The last two weeks have been enormous for me. After a world tour, visiting three continents and seven countries on summer vacation, I was dropped back into the world of education with a thud. Not only did I now have to move house, I had to move my office. I also had to adjust to a new and enthusiastic Head Of Department (HOD) that has a lot of great ideas for the future of our school. On top of all of this, I started my Certificate Of Educational Technology And Information Literacy (COETAIL) at Yokohama International School. After having many motivating conversations about the state of technology in education and long terms plans and directions with my new HOD, we were made to read the article “World Without Walls: Learning Well with Others” by Will Richardson which was published in in our first COETAIL class. I found the article extremely motivating and reassuring because it outlined the exact feeling that I was trying to convey to my new HOD. So many great point of views and ideas come up in this article, but the main thought line I liked the most was that of collaboration and searching out the ‘teachers’ that are most relevant to your interests.

This idea resonated with me because that was what I have been doing for myself recently. For over a year now, I have been really finding an interest in nutrition and have been educating myself on the topic. I read some books, but time and time again, when I would Google questions I that had arose from reading the books, I found more current and relevant information online in blog posts, Twitter feeds and message boards. In the World Without Walls article, Richardson wrote:


“For educators and the schools in which they teach, the challenges of this moment are significant. Our ability to learn whatever we want, whenever we want, from whomever we want is rendering the linear, age-grouped, teacher-guided curriculum less and less relevant.

Experts are at our fingertips, through our keyboards or cell phones, if we know how to find and connect to them. Content and information are everywhere, not just in textbooks.”

And this was exactly what I was doing myself, finding my own content that I had an interest in. 20 years ago, to learn the very specific area of nutrition I had an interest in I would of had to have read text after text along with scientific studies by the bucket load. Now, highly educated experts sift through this information, collate it, curate it and present the findings for the world to see, readily available and free.
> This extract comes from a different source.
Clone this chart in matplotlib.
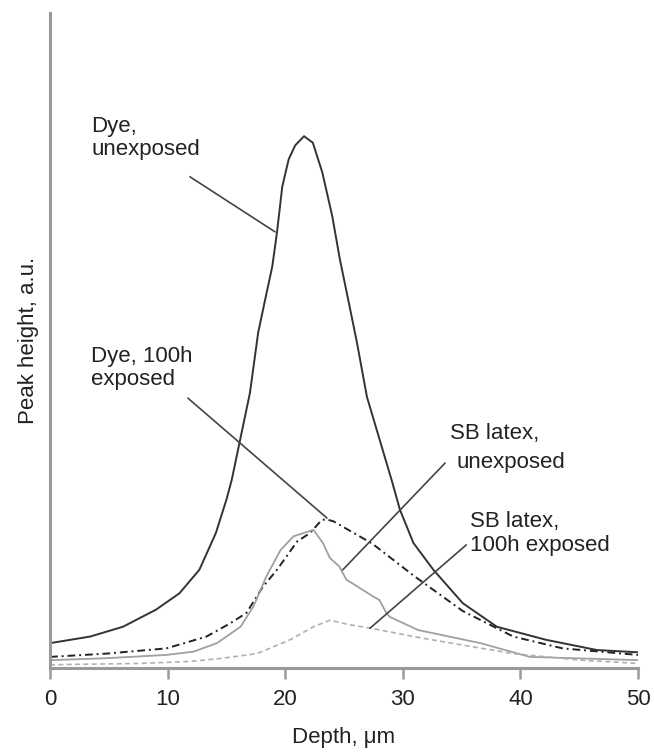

A great example of this type of curator is Kurt Harris, a M.D. who produces the blog by finding relevant, scientific studies to his nutritional and lifestyle area of interests and posts about them with his own reflection and adaption to the real world. As Will Richardson said:


“We must find our own teachers, and they must find us.”

This is exactly what has happened for me through the use of blogs and Twitter, where these experts have found their voice and know people are listening to them. Another great example of this is iTunes U. The best explanation of iTunes U is on this short video:

This system makes experts available to anyone in the world with internet access, no matter what their socioeconomic background or geographical location.

I think this should be how students should be learning in our classes. Not necissarily through Kahn Academy style videos of a chalk and talk lesson, but through seeking out the experts and sources we see as most relevant to us. As teachers, we must model to them how we go about making our own connection, how we find the content that interests us and empower them to do the same. Students would quickly realize how little the teacher sitting before them really knows and how much expert information is available to them, right at their fingertips. But to accomplish this we need a dramatic change in the culture of education and the current schooling model. I believe that schools and teachers are not ready for this, not now, but hopefully teachers and institutions can see the impact it can have on their students and learning in general. A world where student at school learn about what interests them, what they want to learn, from a range of experts is one so exciting and empowering it has me dreaming of possibilities everyday. Once again, to quote Will Richardson:


“We as educators need to reconsider our roles in students’ lives, to think of ourselves as connectors first and content experts second.”